No documento elaborado pelas autoridades espanholas para o terceiro ciclo de planeamento da bacia do Guadiana, equivalente aos planos hidrográficos para os rios portugueses, salienta-se que uma das questões identificadas por Espanha na bacia do Guadiana, “transferências de água à margem da lei”, justifica uma tomada de decisão.

Neste momento, decorrem obras no canal de Granado e no túnel de São Silvestre, que delimita a bacia do Guadiana e a de Piedras, para encaminhar a água captada no Boca-Chança com destino à região de Huelva, que este ano está a suportar uma escassez hídrica que já apresenta contornos dramáticos.

Também Portugal já tem em elaboração um projecto para levar 75 hm3 de água do Guadiana, junto ao Pomarão, para a barragem de Odeleite no Algarve.
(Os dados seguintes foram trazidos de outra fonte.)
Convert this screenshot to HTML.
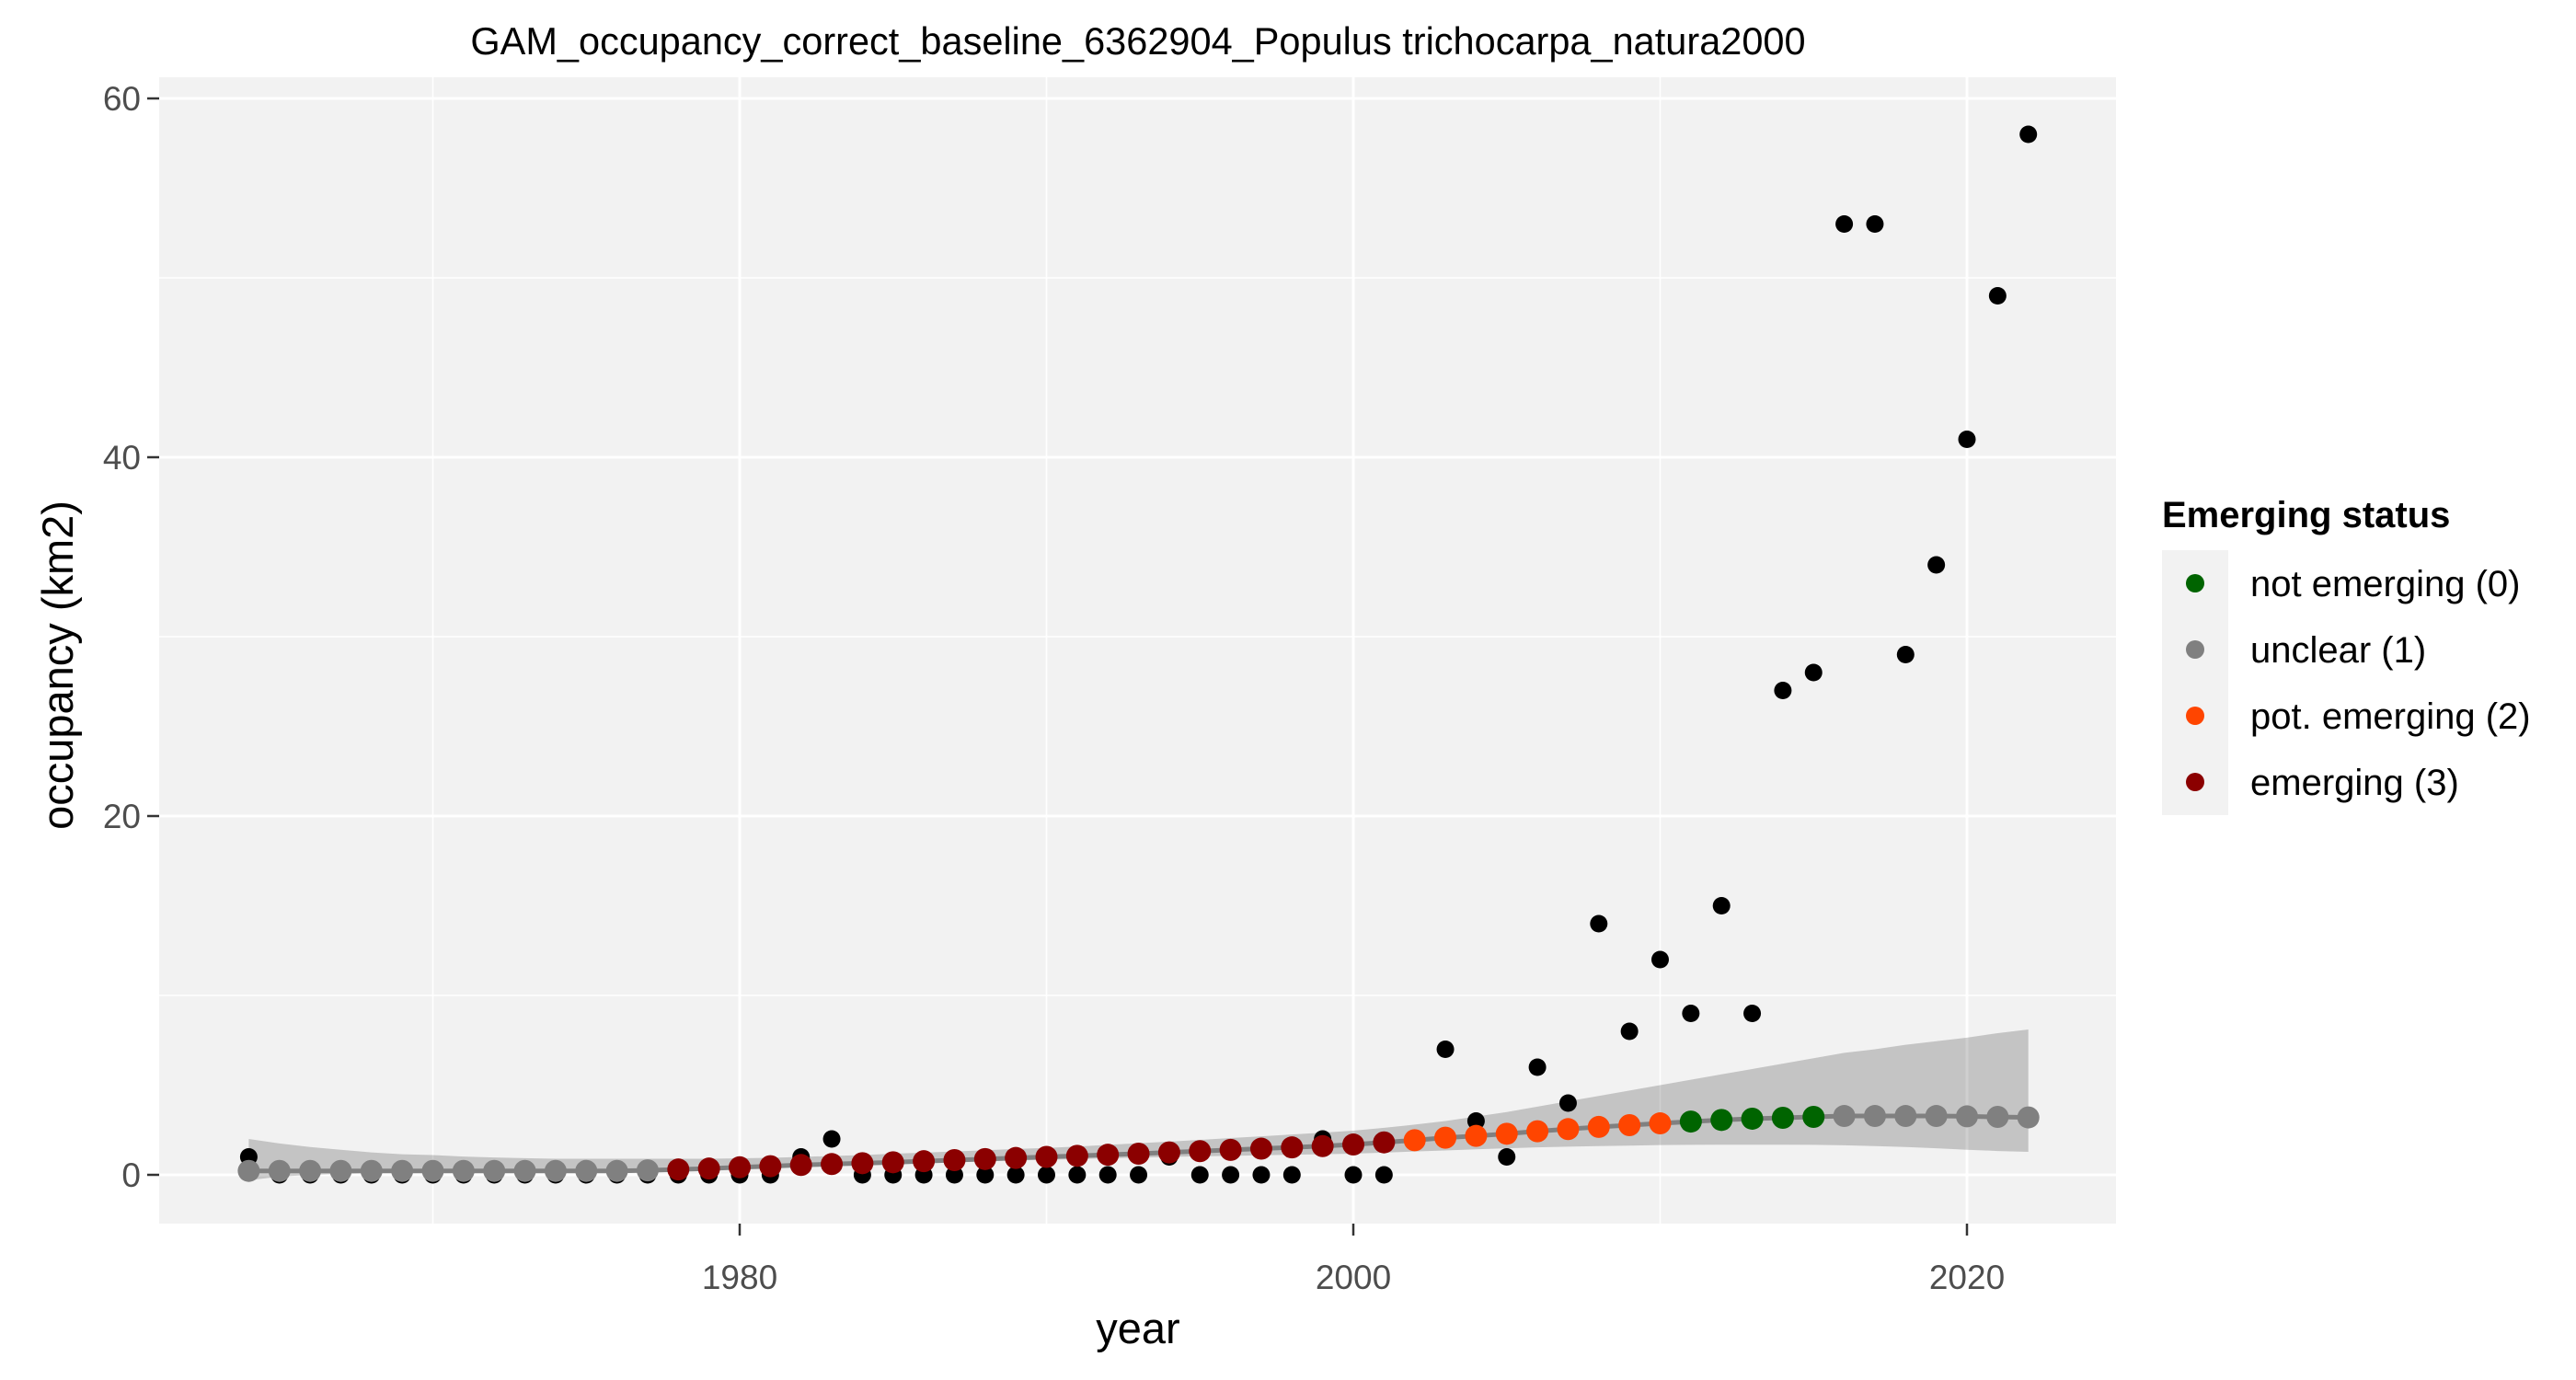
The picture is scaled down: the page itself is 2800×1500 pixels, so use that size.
<!DOCTYPE html>
<html><head><meta charset="utf-8"><style>
body{margin:0;background:#fff;}
svg{display:block;font-family:"Liberation Sans",Arial,sans-serif;}
</style></head><body>
<svg id="chart" width="2800" height="1500" viewBox="0 0 2800 1500">
<rect width="2800" height="1500" fill="#fff"/>
<text x="1237" y="59" font-size="41.5" text-anchor="middle" fill="#000">GAM_occupancy_correct_baseline_6362904_Populus trichocarpa_natura2000</text>
<rect x="173" y="84" width="2127" height="1246" fill="#f2f2f2"/>
<g id="grid"></g>
<g id="obs"></g>
<path id="ribbon" fill="#000" fill-opacity="0.19"/>
<path id="fitline" fill="none" stroke="#808080" stroke-width="5"/>
<g id="fitpts"></g>
<g id="axes"></g>
<text x="0" y="0" font-size="47" text-anchor="middle" fill="#000" transform="translate(79,723) rotate(-90)">occupancy (km2)</text>
<text x="1237" y="1460" font-size="47" text-anchor="middle" fill="#000">year</text>
<g>
<text x="2350" y="573" font-size="40" font-weight="bold" fill="#000">Emerging status</text>
<rect x="2350" y="598" width="72" height="288" fill="#f2f2f2"/>
<circle cx="2386" cy="634" r="10" fill="#006400"/>
<text x="2446" y="648" font-size="40" fill="#000">not emerging (0)</text>
<circle cx="2386" cy="706" r="10" fill="#808080"/>
<text x="2446" y="720" font-size="40" fill="#000">unclear (1)</text>
<circle cx="2386" cy="778" r="10" fill="#ff4500"/>
<text x="2446" y="792" font-size="40" fill="#000">pot. emerging (2)</text>
<circle cx="2386" cy="850" r="10" fill="#8b0000"/>
<text x="2446" y="864" font-size="40" fill="#000">emerging (3)</text>
</g>
</svg>
<script>
const years = [];
for (let y = 1964; y <= 2022; y++) years.push(y);
const observed = [1,0,0,0,0,0,0,0,0,0,0,0,0,0,0,0,0,0,1,2,0,0,0,0,0,0,0,0,0,0,1,0,0,0,0,2,0,0,2,7,3,1,6,4,14,8,12,9,15,9,27,28,53,53,29,34,41,49,58];
const fitted = [0.22,0.22,0.22,0.22,0.22,0.22,0.22,0.22,0.22,0.22,0.22,0.22,0.22,0.25,0.3,0.35,0.42,0.48,0.55,0.6,0.65,0.7,0.76,0.82,0.88,0.94,1.0,1.06,1.12,1.18,1.25,1.32,1.39,1.46,1.53,1.6,1.69,1.81,1.93,2.07,2.17,2.29,2.43,2.55,2.67,2.77,2.87,2.97,3.06,3.13,3.18,3.23,3.28,3.28,3.28,3.28,3.26,3.23,3.2];
const upper = [2.0,1.75,1.55,1.4,1.25,1.15,1.1,1.02,0.97,0.93,0.9,0.9,0.9,0.9,0.9,0.9,0.92,0.95,1.0,1.05,1.1,1.18,1.24,1.3,1.37,1.44,1.5,1.58,1.67,1.76,1.85,1.95,2.05,2.15,2.25,2.35,2.46,2.62,2.8,3.0,3.25,3.5,3.8,4.1,4.4,4.7,5.0,5.3,5.6,5.9,6.2,6.5,6.8,7.0,7.25,7.45,7.65,7.9,8.1];
const lower = [-0.3,-0.1,0.0,0.05,0.1,0.1,0.12,0.14,0.16,0.18,0.2,0.22,0.25,0.28,0.32,0.36,0.4,0.45,0.5,0.55,0.6,0.64,0.68,0.72,0.76,0.8,0.84,0.88,0.92,0.96,1.0,1.03,1.06,1.09,1.12,1.15,1.18,1.24,1.3,1.36,1.42,1.48,1.53,1.57,1.6,1.63,1.66,1.67,1.68,1.68,1.68,1.67,1.65,1.6,1.55,1.48,1.4,1.33,1.28];
const status = [1,1,1,1,1,1,1,1,1,1,1,1,1,1,3,3,3,3,3,3,3,3,3,3,3,3,3,3,3,3,3,3,3,3,3,3,3,3,2,2,2,2,2,2,2,2,2,0,0,0,0,0,1,1,1,1,1,1,1];
const yTicks = [0,20,40,60];
const xTicks = [1980,2000,2020];

const statusColors = ['#006400','#808080','#ff4500','#8b0000'];
const NS = 'http://www.w3.org/2000/svg';
const X0 = 173, X1 = 2300, Y0 = 84, Y1 = 1330;
function xs(v){ return 804 + (v - 1980) * 33.35; }
function ys(v){ return 1277 - v * 19.5; }
function mk(tag, attrs, parent){
  const e = document.createElementNS(NS, tag);
  for (const k in attrs) e.setAttribute(k, attrs[k]);
  parent.appendChild(e); return e;
}
const grid = document.getElementById('grid');
for (let i = 0; i < yTicks.length - 1; i++) {
  const v = (yTicks[i] + yTicks[i+1]) / 2;
  const l = mk('line', {x1:X0, x2:X1, y1:ys(v), y2:ys(v), stroke:'#fff', 'stroke-width':1.5}, grid);
  
  
}
for (let i = 0; i <= xTicks.length; i++) {
  const v = xTicks[0] - 10 + i * 20;
  const l = mk('line', {x1:xs(v), x2:xs(v), y1:Y0, y2:Y1, stroke:'#fff', 'stroke-width':1.5}, grid);
  
  
}
yTicks.forEach(v => {
  const l = mk('line', {x1:X0, x2:X1, y1:ys(v), y2:ys(v), stroke:'#fff', 'stroke-width':3}, grid);
  
  
});
xTicks.forEach(v => {
  const l = mk('line', {x1:xs(v), x2:xs(v), y1:Y0, y2:Y1, stroke:'#fff', 'stroke-width':3}, grid);
  
  
});
const obs = document.getElementById('obs');
years.forEach((yr, i) => {
  const c = mk('circle', {cx:xs(yr), cy:ys(observed[i]), r:9.5, fill:'#000'}, obs);
  
  
});
let rp = '';
years.forEach((yr, i) => { rp += (i ? 'L' : 'M') + xs(yr) + ',' + ys(upper[i]); });
for (let i = years.length - 1; i >= 0; i--) rp += 'L' + xs(years[i]) + ',' + ys(lower[i]);
document.getElementById('ribbon').setAttribute('d', rp + 'Z');
let lp = '';
years.forEach((yr, i) => { lp += (i ? 'L' : 'M') + xs(yr) + ',' + ys(fitted[i]); });
document.getElementById('fitline').setAttribute('d', lp);
const fp = document.getElementById('fitpts');
years.forEach((yr, i) => {
  const c = mk('circle', {cx:xs(yr), cy:ys(fitted[i]), r:12, fill:statusColors[status[i]]}, fp);
  
  
});
const axes = document.getElementById('axes');
yTicks.forEach(v => {
  const t = mk('line', {x1:X0-13, x2:X0, y1:ys(v), y2:ys(v), stroke:'#333', 'stroke-width':2.5}, axes);
  
  
  const tx = mk('text', {x:X0-20, y:ys(v)+13, 'font-size':37, 'text-anchor':'end', fill:'#4d4d4d'}, axes);
  tx.textContent = v;
  
  
});
xTicks.forEach(v => {
  const t = mk('line', {x1:xs(v), x2:xs(v), y1:Y1, y2:Y1+13, stroke:'#333', 'stroke-width':2.5}, axes);
  
  
  const tx = mk('text', {x:xs(v), y:1401, 'font-size':37, 'text-anchor':'middle', fill:'#4d4d4d'}, axes);
  tx.textContent = v;
  
  
});
</script>
</body></html>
E esta procura de água a partir da reserva de Alqueva é questionada por João Cavaco Rodrigues, presidente da Associação de Proprietários e Beneficiários de Alqueva (APBA).

No documento que a organização endereçou ao Ministério da Agricultura e Alimentação e a que o PÚBLICO teve acesso, é salientada a preocupação dos agricultores da APBA: “Avançar com mais área de regadio no EFMA (Empreendimento de Fins Múltiplos de Alqueva) e autorizar outras captações, que dependam da água de Alqueva, como é o caso de levar a água para o Algarve e para Espanha, sem antes se fazerem as obras já identificadas e estudadas para se aumentarem as reservas de água, vai rapidamente conduzir o EFMA a um desastre sem remédio."

E acrescentam: "A água não vai chegar e o grande projecto de Alqueva vai colapsar devido à estratégia e à incompetência de quem nos governa o maior lago artificial da Europa não será capaz de satisfazer todas as solicitações que este Governo lhe quer impor.” É neste contexto que a falta de informação alimenta a especulação sobre a utilização dos recursos hídricos de Alqueva.

O PÚBLICO solicitou à Agência Portuguesa do Ambiente (APA) esclarecimentos sobre as falhas de informação e de monitorização sobre os caudais entrados e saídos do Guadiana, mas até ao fecho da edição não obtivemos resposta.